----- Entries shown

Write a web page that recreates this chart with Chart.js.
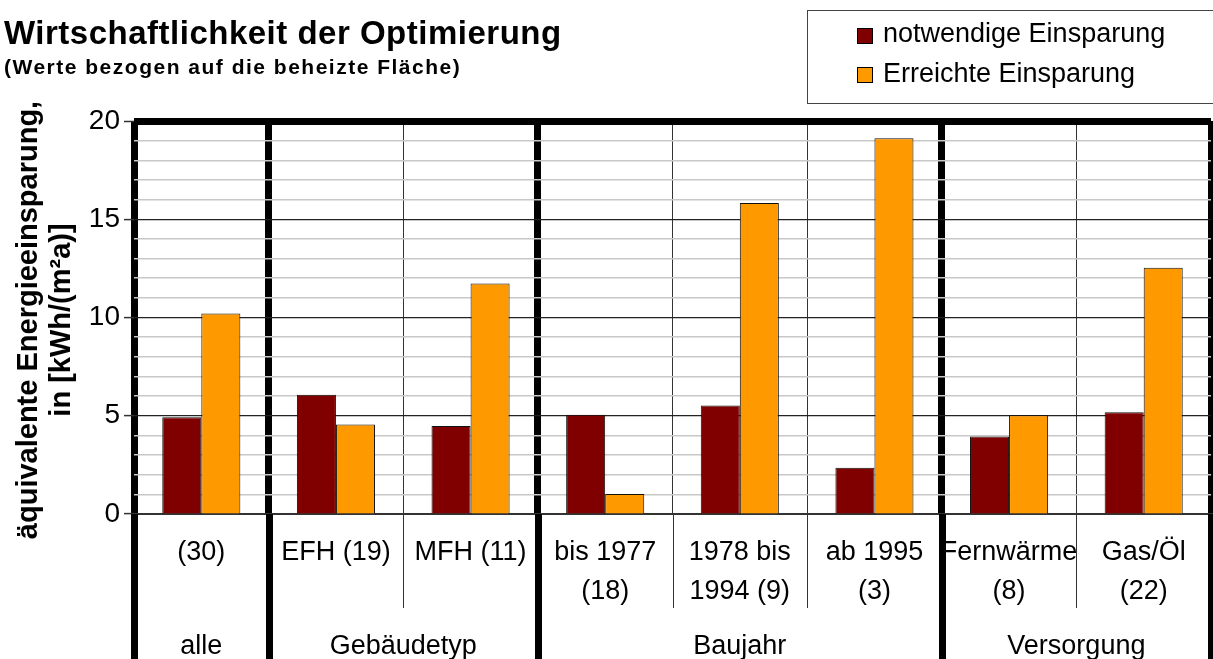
<!DOCTYPE html>
<html>
<head>
<meta charset="utf-8">
<script src="https://cdn.jsdelivr.net/npm/chart.js@4"></script>
<style>
  html, body { margin: 0; padding: 0; background: #fff; }
  canvas { display: block; }
</style>
</head>
<body>
<canvas id="chart" width="1213" height="659"></canvas>
<script>
const categories = [['(30)'], ['EFH (19)'], ['MFH (11)'], ['bis 1977', '(18)'], ['1978 bis', '1994 (9)'], ['ab 1995', '(3)'], ['Fernwärme', '(8)'], ['Gas/Öl', '(22)']]
const groups = ['alle', 'Gebäudetyp', 'Baujahr', 'Versorgung']
const groupSizes = [1, 2, 3, 2]
const notwendig = [4.93, 6.07, 4.48, 5.05, 5.52, 2.36, 3.95, 5.18]
const erreicht = [10.2, 4.56, 11.73, 1.02, 15.83, 19.12, 5.02, 12.53]
const yTicks = [0, 5, 10, 15, 20]

const FONT = "'Liberation Sans', Arial, sans-serif"
Chart.defaults.font.family = FONT
Chart.defaults.color = '#000'

// indices of the category boundaries that separate groups
const groupEdges = [0]
groupSizes.forEach(n => groupEdges.push(groupEdges[groupEdges.length - 1] + n))
const isGroupEdge = c => c.index === undefined || groupEdges.includes(c.index)

const decorations = {
    id: 'decorations',
    afterDraw(chart) {
        const ctx = chart.ctx
        const area = chart.chartArea
        const xs = chart.scales.x
        const half = (xs.getPixelForValue(1) - xs.getPixelForValue(0)) / 2
        const edgeX = i => xs.getPixelForValue(i) - half

        ctx.save()
        // divider lines below the axis
        for (let i = 0; i <= categories.length; i++) {
            const thick = groupEdges.includes(i)
            const x = Math.round(edgeX(i)) + 0.5
            ctx.beginPath()
            ctx.lineWidth = thick ? 7 : 1
            ctx.strokeStyle = thick ? '#000' : '#333'
            ctx.moveTo(x, area.bottom)
            ctx.lineTo(x, thick ? chart.height : 608)
            ctx.stroke()
        }

        // group labels
        ctx.fillStyle = '#000'
        ctx.font = '27px ' + FONT
        ctx.textAlign = 'center'
        ctx.textBaseline = 'alphabetic'
        groups.forEach((g, k) => {
            const mid = (edgeX(groupEdges[k]) + edgeX(groupEdges[k + 1])) / 2
            ctx.fillText(g, mid, 654)
        })

        // title and subtitle
        ctx.textAlign = 'left'
        ctx.font = 'bold 33px ' + FONT
        ctx.letterSpacing = '0.5px'
        ctx.fillText('Wirtschaftlichkeit der Optimierung', 4, 44)
        ctx.font = 'bold 21px ' + FONT
        ctx.letterSpacing = '1.5px'
        ctx.fillText('(Werte bezogen auf die beheizte Fläche)', 4, 74)
        ctx.letterSpacing = '0px'

        // y axis title
        ctx.save()
        ctx.translate(0, 320)
        ctx.rotate(-Math.PI / 2)
        ctx.textAlign = 'center'
        ctx.textBaseline = 'middle'
        ctx.font = 'bold 29px ' + FONT
        ctx.fillText('äquivalente Energieeinsparung,', 0, 29)
        ctx.fillText('in [kWh/(m²a)]', 0, 62)
        ctx.restore()

        // legend
        ctx.lineWidth = 1
        ctx.strokeStyle = '#444'
        ctx.strokeRect(807.5, 10.5, 420, 93)
        chart.data.datasets.forEach((ds, k) => {
            const y = 28.5 + k * 39
            ctx.fillStyle = ds.backgroundColor
            ctx.fillRect(857.5, y, 15, 15)
            ctx.strokeStyle = '#000'
            ctx.strokeRect(857.5, y, 15, 15)
            ctx.fillStyle = '#000'
            ctx.font = '27px ' + FONT
            ctx.textBaseline = 'alphabetic'
            ctx.fillText(ds.label, 883, 42 + k * 40)
        })
        ctx.restore()
    }
}

new Chart(document.getElementById('chart'), {
    type: 'bar',
    data: {
        labels: categories,
        datasets: [{
            label: 'notwendige Einsparung',
            data: notwendig,
            backgroundColor: '#800000',
            borderColor: '#111',
            borderWidth: 1,
        }, {
            label: 'Erreichte Einsparung',
            data: erreicht,
            backgroundColor: '#FF9900',
            borderColor: '#111',
            borderWidth: 1,
        }],
    },
    options: {
        responsive: false,
        animation: false,
        devicePixelRatio: 1,
        categoryPercentage: 0.58,
        barPercentage: 1,
        layout: { padding: { top: 121, left: 0, right: 2, bottom: 0 } },
        plugins: {
            legend: { display: false },
            tooltip: { enabled: false },
        },
        scales: {
            x: {
                grid: {
                    offset: true,
                    drawTicks: false,
                    color: c => isGroupEdge(c) ? '#000' : '#333',
                    lineWidth: c => isGroupEdge(c) ? 7 : 1,
                },
                border: { display: true, color: '#333', width: 2 },
                ticks: {
                    font: { size: 27, lineHeight: 1.45 },
                    color: '#000',
                    padding: 19,
                    maxRotation: 0,
                    autoSkip: false,
                },
                afterFit: s => { s.height = 145 },
            },
            y: {
                min: 0,
                max: 20,
                ticks: {
                    stepSize: 1,
                    maxTicksLimit: 30,
                    autoSkip: false,
                    padding: 4,
                    font: { size: 28 },
                    color: '#000',
                    callback: v => yTicks.includes(v) ? String(v) : '',
                },
                grid: {
                    color: c => c.tick.value === 20 ? '#000' : (c.tick.value % 5 === 0 ? '#222' : '#c8c8c8'),
                    lineWidth: c => c.tick.value === 20 ? 7 : (c.tick.value % 5 === 0 ? 1.2 : 1.5),
                    tickLength: 10,
                    tickWidth: 1.5,
                    tickColor: c => c.tick.value % 5 === 0 ? '#333' : 'rgba(0,0,0,0)',
                },
                border: { display: false },
                afterFit: s => { s.width = 134 },
            },
        },
    },
    plugins: [decorations],
})
</script>
</body>
</html>
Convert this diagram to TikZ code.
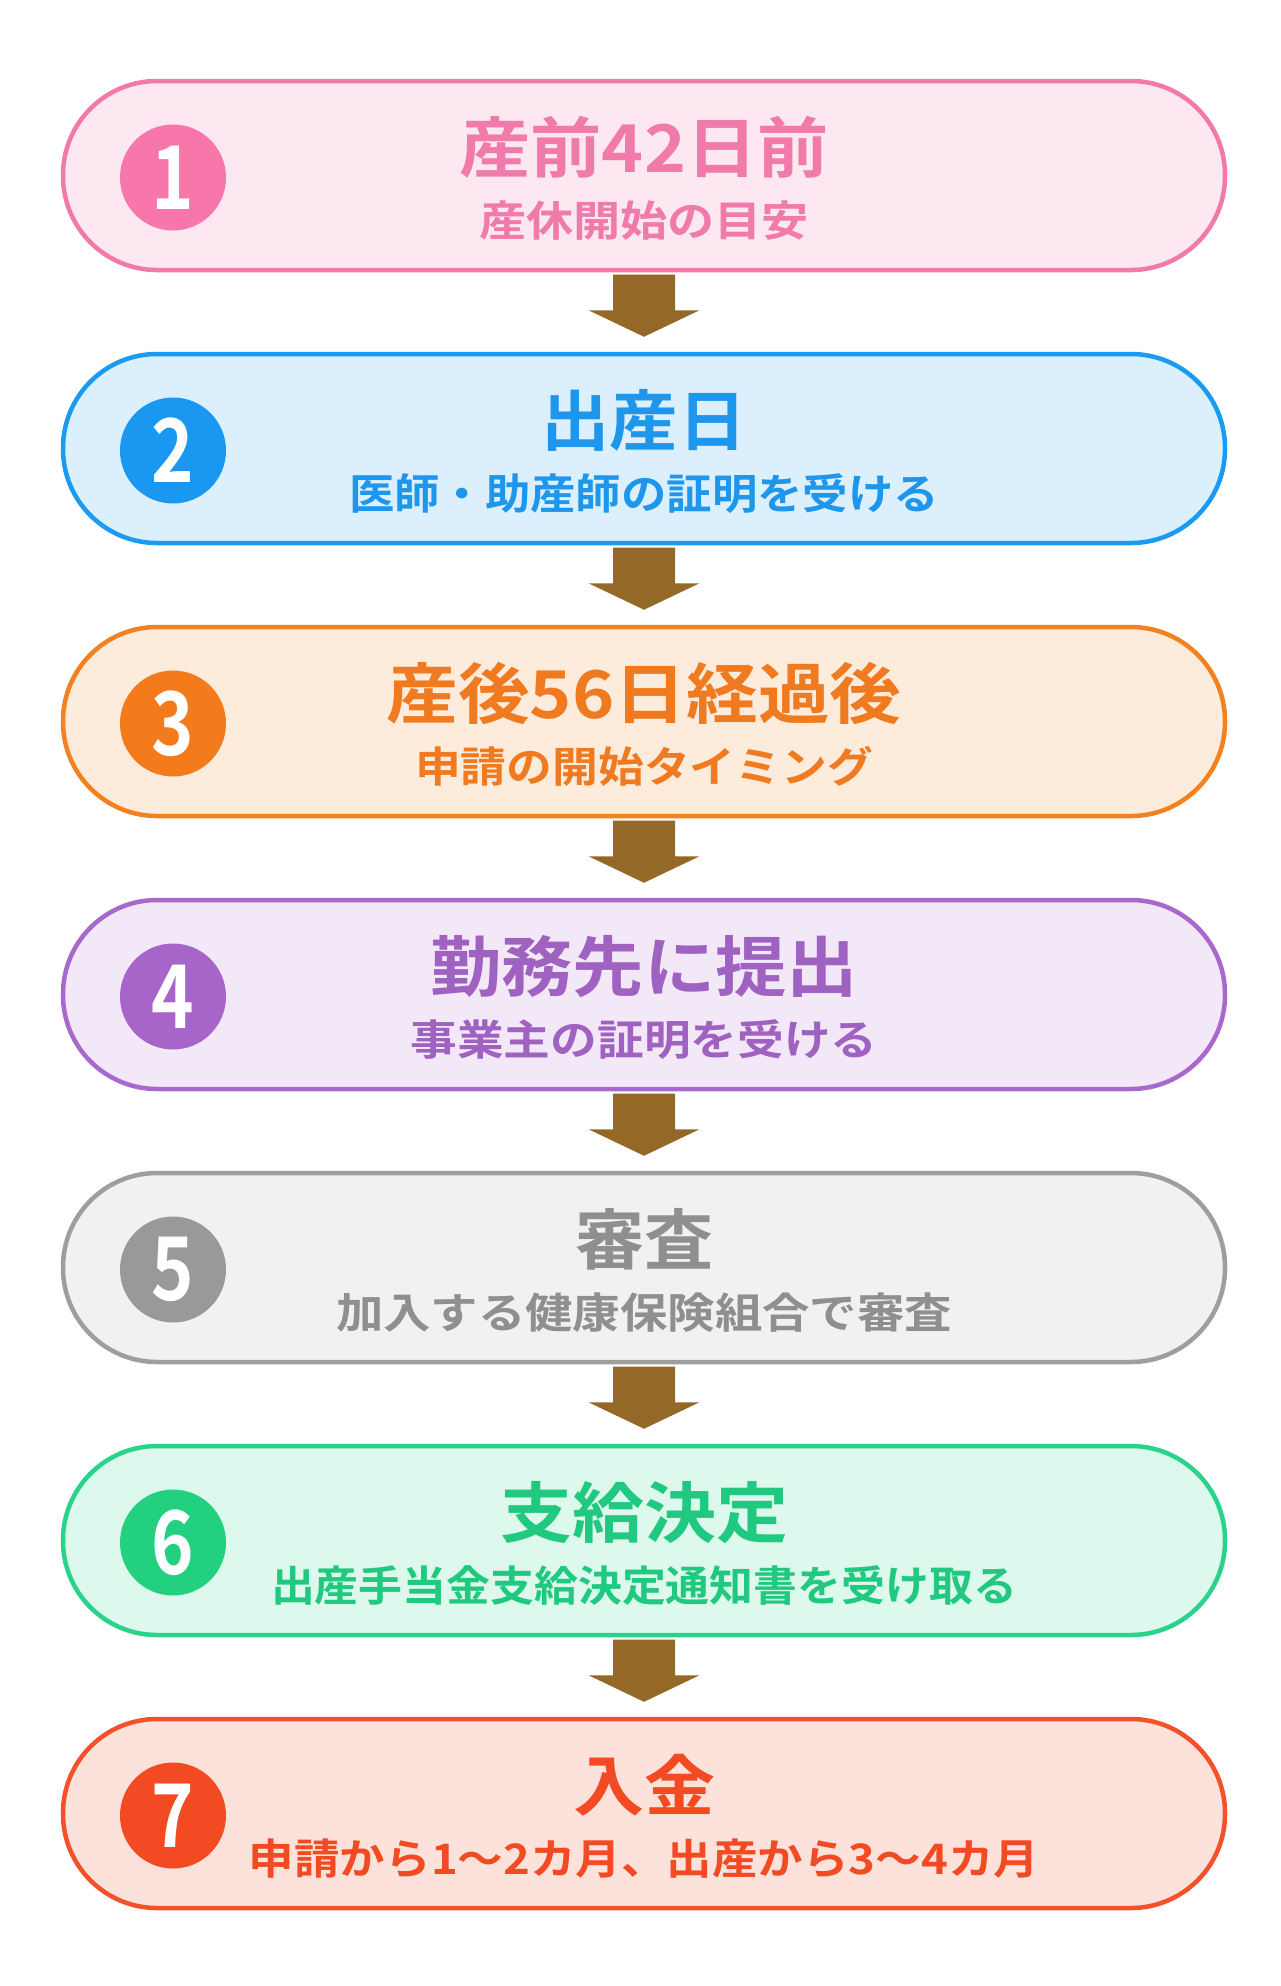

----------

§ **Exercise goal**: All of the material above is to be copied exactly, except for its images.

§ **Result below**:
Write a web page that recreates this chart with Chart.js.
<!DOCTYPE html>
<html>
<head>
<meta charset="utf-8">
<script src="https://cdn.jsdelivr.net/npm/chart.js@4"></script>
<style>
  html, body { margin: 0; padding: 0; background: #fff; }
  canvas { display: block; }
</style>
</head>
<body>
<canvas id="chart" width="1213" height="659"></canvas>
<script>
const categories = [['(30)'], ['EFH (19)'], ['MFH (11)'], ['bis 1977', '(18)'], ['1978 bis', '1994 (9)'], ['ab 1995', '(3)'], ['Fernwärme', '(8)'], ['Gas/Öl', '(22)']]
const groups = ['alle', 'Gebäudetyp', 'Baujahr', 'Versorgung']
const groupSizes = [1, 2, 3, 2]
const notwendig = [4.93, 6.07, 4.48, 5.05, 5.52, 2.36, 3.95, 5.18]
const erreicht = [10.2, 4.56, 11.73, 1.02, 15.83, 19.12, 5.02, 12.53]
const yTicks = [0, 5, 10, 15, 20]

const FONT = "'Liberation Sans', Arial, sans-serif"
Chart.defaults.font.family = FONT
Chart.defaults.color = '#000'

// indices of the category boundaries that separate groups
const groupEdges = [0]
groupSizes.forEach(n => groupEdges.push(groupEdges[groupEdges.length - 1] + n))
const isGroupEdge = c => c.index === undefined || groupEdges.includes(c.index)

const decorations = {
    id: 'decorations',
    afterDraw(chart) {
        const ctx = chart.ctx
        const area = chart.chartArea
        const xs = chart.scales.x
        const half = (xs.getPixelForValue(1) - xs.getPixelForValue(0)) / 2
        const edgeX = i => xs.getPixelForValue(i) - half

        ctx.save()
        // divider lines below the axis
        for (let i = 0; i <= categories.length; i++) {
            const thick = groupEdges.includes(i)
            const x = Math.round(edgeX(i)) + 0.5
            ctx.beginPath()
            ctx.lineWidth = thick ? 7 : 1
            ctx.strokeStyle = thick ? '#000' : '#333'
            ctx.moveTo(x, area.bottom)
            ctx.lineTo(x, thick ? chart.height : 608)
            ctx.stroke()
        }

        // group labels
        ctx.fillStyle = '#000'
        ctx.font = '27px ' + FONT
        ctx.textAlign = 'center'
        ctx.textBaseline = 'alphabetic'
        groups.forEach((g, k) => {
            const mid = (edgeX(groupEdges[k]) + edgeX(groupEdges[k + 1])) / 2
            ctx.fillText(g, mid, 654)
        })

        // title and subtitle
        ctx.textAlign = 'left'
        ctx.font = 'bold 33px ' + FONT
        ctx.letterSpacing = '0.5px'
        ctx.fillText('Wirtschaftlichkeit der Optimierung', 4, 44)
        ctx.font = 'bold 21px ' + FONT
        ctx.letterSpacing = '1.5px'
        ctx.fillText('(Werte bezogen auf die beheizte Fläche)', 4, 74)
        ctx.letterSpacing = '0px'

        // y axis title
        ctx.save()
        ctx.translate(0, 320)
        ctx.rotate(-Math.PI / 2)
        ctx.textAlign = 'center'
        ctx.textBaseline = 'middle'
        ctx.font = 'bold 29px ' + FONT
        ctx.fillText('äquivalente Energieeinsparung,', 0, 29)
        ctx.fillText('in [kWh/(m²a)]', 0, 62)
        ctx.restore()

        // legend
        ctx.lineWidth = 1
        ctx.strokeStyle = '#444'
        ctx.strokeRect(807.5, 10.5, 420, 93)
        chart.data.datasets.forEach((ds, k) => {
            const y = 28.5 + k * 39
            ctx.fillStyle = ds.backgroundColor
            ctx.fillRect(857.5, y, 15, 15)
            ctx.strokeStyle = '#000'
            ctx.strokeRect(857.5, y, 15, 15)
            ctx.fillStyle = '#000'
            ctx.font = '27px ' + FONT
            ctx.textBaseline = 'alphabetic'
            ctx.fillText(ds.label, 883, 42 + k * 40)
        })
        ctx.restore()
    }
}

new Chart(document.getElementById('chart'), {
    type: 'bar',
    data: {
        labels: categories,
        datasets: [{
            label: 'notwendige Einsparung',
            data: notwendig,
            backgroundColor: '#800000',
            borderColor: '#111',
            borderWidth: 1,
        }, {
            label: 'Erreichte Einsparung',
            data: erreicht,
            backgroundColor: '#FF9900',
            borderColor: '#111',
            borderWidth: 1,
        }],
    },
    options: {
        responsive: false,
        animation: false,
        devicePixelRatio: 1,
        categoryPercentage: 0.58,
        barPercentage: 1,
        layout: { padding: { top: 121, left: 0, right: 2, bottom: 0 } },
        plugins: {
            legend: { display: false },
            tooltip: { enabled: false },
        },
        scales: {
            x: {
                grid: {
                    offset: true,
                    drawTicks: false,
                    color: c => isGroupEdge(c) ? '#000' : '#333',
                    lineWidth: c => isGroupEdge(c) ? 7 : 1,
                },
                border: { display: true, color: '#333', width: 2 },
                ticks: {
                    font: { size: 27, lineHeight: 1.45 },
                    color: '#000',
                    padding: 19,
                    maxRotation: 0,
                    autoSkip: false,
                },
                afterFit: s => { s.height = 145 },
            },
            y: {
                min: 0,
                max: 20,
                ticks: {
                    stepSize: 1,
                    maxTicksLimit: 30,
                    autoSkip: false,
                    padding: 4,
                    font: { size: 28 },
                    color: '#000',
                    callback: v => yTicks.includes(v) ? String(v) : '',
                },
                grid: {
                    color: c => c.tick.value === 20 ? '#000' : (c.tick.value % 5 === 0 ? '#222' : '#c8c8c8'),
                    lineWidth: c => c.tick.value === 20 ? 7 : (c.tick.value % 5 === 0 ? 1.2 : 1.5),
                    tickLength: 10,
                    tickWidth: 1.5,
                    tickColor: c => c.tick.value % 5 === 0 ? '#333' : 'rgba(0,0,0,0)',
                },
                border: { display: false },
                afterFit: s => { s.width = 134 },
            },
        },
    },
    plugins: [decorations],
})
</script>
</body>
</html>
Convert this diagram to TikZ code.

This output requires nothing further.